■ Exercise aim ■
A single run of lines is to be printed exactly: starting at the line with "Give me the matplotlib source for this chart." and ending at the line with "1.5)), linewidth=0.8, zorder=1)", both included. Leave the pictures out.

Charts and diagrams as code
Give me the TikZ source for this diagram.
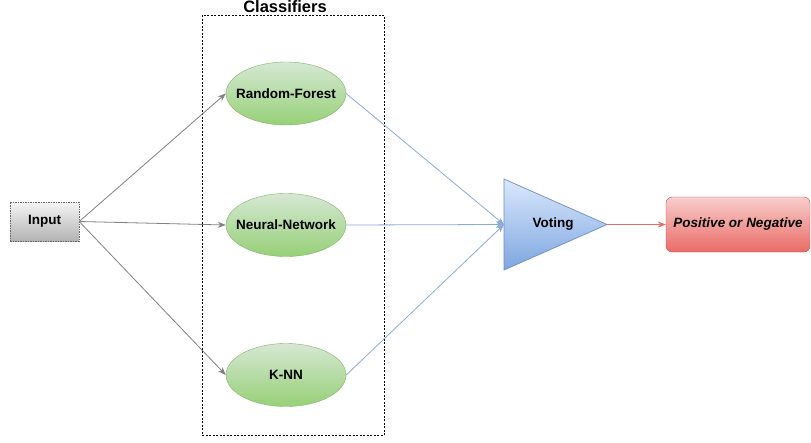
\documentclass[tikz,border=0pt]{standalone}
\usepackage{fontspec}
\setmainfont{Liberation Sans}
\usetikzlibrary{shapes.geometric,arrows.meta}
\definecolor{grnB}{HTML}{82B366}
\definecolor{grnT}{HTML}{D5E8D4}
\definecolor{grnD}{HTML}{97D077}
\definecolor{bluB}{HTML}{6C8EBF}
\definecolor{bluT}{HTML}{DAE8FC}
\definecolor{bluD}{HTML}{7EA6E0}
\definecolor{redB}{HTML}{B85450}
\definecolor{redT}{HTML}{F8CECC}
\definecolor{redD}{HTML}{EA6B66}
\definecolor{grayB}{HTML}{666666}
\definecolor{arrG}{HTML}{808080}
\definecolor{lineB}{HTML}{8DA9D8}
\newcommand{\zw}[1]{\makebox[0pt]{#1}}
\tikzset{
  lbl/.style={font=\fontsize{13.5}{16}\selectfont\bfseries, text=black},
  clsnode/.style={ellipse, draw=grnB, top color=grnT, bottom color=grnD, minimum width=120pt, minimum height=63pt, inner sep=0pt, lbl},
  inbox/.style={rectangle, draw=grayB, dash pattern=on 1.5pt off 1pt, top color=white!96!black, bottom color=white!70!black, minimum width=69pt, minimum height=39pt, inner sep=0pt, lbl},
  outbox/.style={rectangle, rounded corners=6pt, draw=redB, top color=redT, bottom color=redD, minimum width=144pt, minimum height=55pt, inner sep=0pt, lbl, font=\fontsize{13.5}{16}\selectfont\bfseries\itshape},
  grayarr/.style={draw=arrG, line width=0.8pt, -{Stealth[length=8pt,width=6pt]}},
  bluearr/.style={draw=lineB, line width=0.8pt, -{Stealth[length=8pt,width=6pt]}},
  redarr/.style={draw=redD, line width=0.8pt, -{Stealth[length=8pt,width=6pt]}},
  groupbox/.style={draw=black, line width=0.7pt, dash pattern=on 2pt off 1.5pt},
}
\begin{document}
\begin{tikzpicture}[x=1pt,y=-1pt]
\useasboundingbox (0,0) rectangle (811,442);
% group box
\draw[groupbox] (202,15) rectangle (384,435);
\node[lbl, font=\fontsize{16.5}{18}\selectfont\bfseries] (title) at (285,7) {Classifiers};
% nodes
\node[inbox] (input) at (44.5,221.5) {Input};
\node[clsnode] (rf) at (286,93.5) {\zw{Random-Forest}};
\node[clsnode] (nn) at (286,225) {\zw{Neural-Network}};
\node[clsnode] (knn) at (286,375) {\zw{K-NN}};
% voting triangle
\coordinate (vtop) at (504,179);
\coordinate (vbot) at (504,270);
\coordinate (vtip) at (607,224.5);
\coordinate (vin) at (504,224.5);
\shade[top color=bluT, bottom color=bluD, draw=bluB, line width=0.7pt, line join=miter] (vtop) -- (vtip) -- (vbot) -- cycle;
\node[lbl] (vote) at (553,224.5) {Voting};
\node[outbox] (out) at (738,224.5) {Positive or Negative};
% connectors
\draw[grayarr] (input.east) -- (rf.west);
\draw[grayarr] (input.east) -- (nn.west);
\draw[grayarr] (input.east) -- (knn.west);
\draw[bluearr] (rf.east) -- (vin);
\draw[bluearr] (nn.east) -- (vin);
\draw[bluearr] (knn.east) -- (vin);
\draw[redarr] (vtip) -- (out.west);
\end{tikzpicture}
\end{document}
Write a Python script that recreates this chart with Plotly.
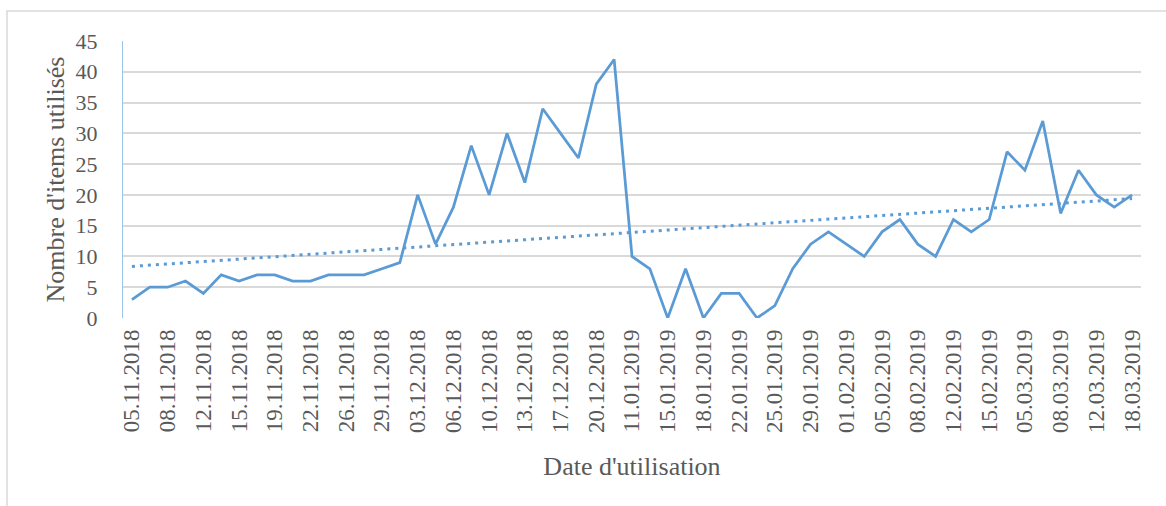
import numpy as np
import plotly.graph_objects as go

# Dates (every second one is shown as a tick label)
dates = [
    "05.11.2018", "07.11.2018", "08.11.2018", "09.11.2018", "12.11.2018", "14.11.2018",
    "15.11.2018", "16.11.2018", "19.11.2018", "21.11.2018", "22.11.2018", "23.11.2018",
    "26.11.2018", "28.11.2018", "29.11.2018", "30.11.2018", "03.12.2018", "05.12.2018",
    "06.12.2018", "07.12.2018", "10.12.2018", "12.12.2018", "13.12.2018", "14.12.2018",
    "17.12.2018", "19.12.2018", "20.12.2018", "21.12.2018", "11.01.2019", "14.01.2019",
    "15.01.2019", "17.01.2019", "18.01.2019", "21.01.2019", "22.01.2019", "24.01.2019",
    "25.01.2019", "28.01.2019", "29.01.2019", "31.01.2019", "01.02.2019", "04.02.2019",
    "05.02.2019", "07.02.2019", "08.02.2019", "11.02.2019", "12.02.2019", "14.02.2019",
    "15.02.2019", "04.03.2019", "05.03.2019", "07.03.2019", "08.03.2019", "11.03.2019",
    "12.03.2019", "14.03.2019", "18.03.2019",
]

items_used = [
    3, 5, 5, 6, 4, 7, 6, 7, 7, 6, 6, 7, 7, 7, 8, 9,
    20, 12, 18, 28, 20, 30, 22, 34, 30, 26, 38, 42,
    10, 8, 0, 8, 0, 4, 4, 0, 2, 8,
    12, 14, 12, 10, 14, 16, 12, 10, 16, 14, 16,
    27, 24, 32, 17, 24, 20, 18, 20,
]

tick_labels = dates[::2]
y_ticks = [0, 5, 10, 15, 20, 25, 30, 35, 40, 45]

# Linear trend line (as in the spreadsheet trendline)
idx = np.arange(len(items_used))
slope, intercept = np.polyfit(idx, items_used, 1)
trend = slope * idx + intercept

LINE_COLOR = "#5B9BD5"
TEXT_COLOR = "#595959"
GRID_COLOR = "#D9D9D9"
FONT = "Times New Roman, Liberation Serif, serif"

fig = go.Figure()
fig.add_trace(go.Scatter(
    x=dates, y=items_used, mode="lines",
    line=dict(color=LINE_COLOR, width=2.75),
    showlegend=False, hoverinfo="x+y",
))
fig.add_trace(go.Scatter(
    x=dates, y=trend, mode="lines",
    line=dict(color=LINE_COLOR, width=3, dash="3px,5px"),
    showlegend=False, hoverinfo="skip",
))

L, R, T, B = 123, 25, 41, 188
W, H = 1166, 506
pw, ph = W - L - R, H - T - B

fig.update_layout(
    width=W, height=H,
    margin=dict(l=L, r=R, t=T, b=B, autoexpand=False),
    paper_bgcolor="white", plot_bgcolor="white",
    font=dict(family=FONT, color=TEXT_COLOR, size=22),
    xaxis=dict(
        type="category",
        categoryorder="array", categoryarray=dates,
        range=[-0.5, len(dates) - 0.5],
        tickmode="array", tickvals=tick_labels, ticktext=tick_labels,
        tickangle=-90,
        tickfont=dict(family=FONT, size=23, color=TEXT_COLOR),
        ticks="", ticklabelstandoff=6,
        showgrid=False, showline=False, zeroline=False,
        automargin=False,
        title=dict(text="Date d'utilisation", font=dict(family=FONT, size=26, color=TEXT_COLOR), standoff=24),
    ),
    yaxis=dict(
        range=[0, 45],
        tickmode="array", tickvals=y_ticks,
        tickfont=dict(family=FONT, size=22, color=TEXT_COLOR),
        ticks="", ticklabelstandoff=20,
        showgrid=True, gridcolor=GRID_COLOR, gridwidth=2,
        showline=True, linecolor="#9DC3E6", linewidth=1,
        zeroline=False,
        automargin=False,
        title=dict(text="Nombre d'items utilisés", font=dict(family=FONT, size=26, color=TEXT_COLOR), standoff=3),
    ),
)

# outer chart frame (extends past the right and bottom edges)
fig.add_shape(
    type="rect", xref="paper", yref="paper",
    x0=(7 - L) / pw, x1=(W + 10 - L) / pw,
    y0=(T + ph - (H + 10)) / ph, y1=(T + ph - 11) / ph,
    line=dict(color=GRID_COLOR, width=1.5), layer="below",
)

fig.write_html(
    "out.html",
    config={"displayModeBar": False},
    post_script="document.body.style.margin='0';document.body.style.overflow='hidden';",
)
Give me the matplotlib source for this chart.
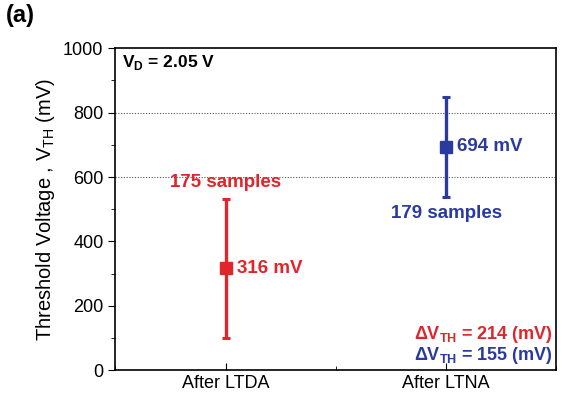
import matplotlib.pyplot as plt
from matplotlib.ticker import MultipleLocator

plt.rcParams['font.family'] = ['Liberation Sans', 'DejaVu Sans']
plt.rcParams['mathtext.fontset'] = 'custom'
plt.rcParams['mathtext.rm'] = 'Liberation Sans'
plt.rcParams['mathtext.bf'] = 'Liberation Sans:bold'

# data
categories = ["After LTDA", "After LTNA"]
means = [316, 694]
v_min = [99, 537]
v_max = [531, 848]
colors = ["#e0252b", "#2b3a9e"]
samples = ["175 samples", "179 samples"]
mean_labels = ["316 mV", "694 mV"]
delta_labels = ["214", "155"]

fig = plt.figure(figsize=(5.62, 4.09), dpi=100)
ax = fig.add_axes([0.205, 0.095, 0.785, 0.787])

pos = [1, 2]
for i in range(2):
    ax.errorbar(pos[i], means[i],
                yerr=[[means[i] - v_min[i]], [v_max[i] - means[i]]],
                fmt="s", color=colors[i], ms=8, elinewidth=2.4,
                capsize=3, capthick=2.2, zorder=3)
    ax.text(pos[i] + 0.05, means[i], mean_labels[i], color=colors[i],
            fontsize=13.5, fontweight="bold", va="center", ha="left")

ax.text(pos[0], v_max[0] + 25, samples[0], color=colors[0], fontsize=13.5,
        fontweight="bold", ha="center", va="bottom")
ax.text(pos[1], v_min[1] - 25, samples[1], color=colors[1], fontsize=13.5,
        fontweight="bold", ha="center", va="top")

for y in [600, 800]:
    ax.axhline(y, color="#555555", linestyle=(0, (1, 1.5)), linewidth=0.8, zorder=1)

ax.text(0.53, 955, r"V$_\mathbf{D}$ = 2.05 V", fontsize=12.5,
        fontweight="bold", ha="left", va="center")

ax.text(2.485, 112, r"$\mathbf{\Delta}$V$_\mathbf{TH}$ = " + delta_labels[0] + " (mV)",
        color=colors[0], fontsize=13, fontweight="bold", ha="right", va="center")
ax.text(2.485, 45, r"$\mathbf{\Delta}$V$_\mathbf{TH}$ = " + delta_labels[1] + " (mV)",
        color=colors[1], fontsize=13, fontweight="bold", ha="right", va="center")

ax.set_xlim(0.5, 2.5)
ax.set_ylim(0, 1000)
ax.set_xticks(pos)
ax.set_xticklabels(categories, fontsize=13)
ax.xaxis.set_minor_locator(MultipleLocator(0.5))
ax.yaxis.set_major_locator(MultipleLocator(200))
ax.yaxis.set_minor_locator(MultipleLocator(100))
ax.tick_params(axis="y", labelsize=13, direction="out", length=5)
ax.tick_params(axis="x", direction="in", length=5)
ax.tick_params(which="minor", length=3)
ax.tick_params(axis="x", which="minor", direction="in")
ax.set_ylabel(r"Threshold Voltage , V$_\mathregular{TH}$ (mV)", fontsize=14.5)
for s in ax.spines.values():
    s.set_linewidth(1.2)

fig.text(0.01, 0.99, "(a)", fontsize=17, fontweight="bold", ha="left", va="top")

fig.savefig("out.png", dpi=100)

■ Result for this exercise ■
Give me the matplotlib source for this chart.
import matplotlib.pyplot as plt
from matplotlib.ticker import MultipleLocator

plt.rcParams['font.family'] = ['Liberation Sans', 'DejaVu Sans']
plt.rcParams['mathtext.fontset'] = 'custom'
plt.rcParams['mathtext.rm'] = 'Liberation Sans'
plt.rcParams['mathtext.bf'] = 'Liberation Sans:bold'

# data
categories = ["After LTDA", "After LTNA"]
means = [316, 694]
v_min = [99, 537]
v_max = [531, 848]
colors = ["#e0252b", "#2b3a9e"]
samples = ["175 samples", "179 samples"]
mean_labels = ["316 mV", "694 mV"]
delta_labels = ["214", "155"]

fig = plt.figure(figsize=(5.62, 4.09), dpi=100)
ax = fig.add_axes([0.205, 0.095, 0.785, 0.787])

pos = [1, 2]
for i in range(2):
    ax.errorbar(pos[i], means[i],
                yerr=[[means[i] - v_min[i]], [v_max[i] - means[i]]],
                fmt="s", color=colors[i], ms=8, elinewidth=2.4,
                capsize=3, capthick=2.2, zorder=3)
    ax.text(pos[i] + 0.05, means[i], mean_labels[i], color=colors[i],
            fontsize=13.5, fontweight="bold", va="center", ha="left")

ax.text(pos[0], v_max[0] + 25, samples[0], color=colors[0], fontsize=13.5,
        fontweight="bold", ha="center", va="bottom")
ax.text(pos[1], v_min[1] - 25, samples[1], color=colors[1], fontsize=13.5,
        fontweight="bold", ha="center", va="top")

for y in [600, 800]:
    ax.axhline(y, color="#555555", linestyle=(0, (1, 1.5)), linewidth=0.8, zorder=1)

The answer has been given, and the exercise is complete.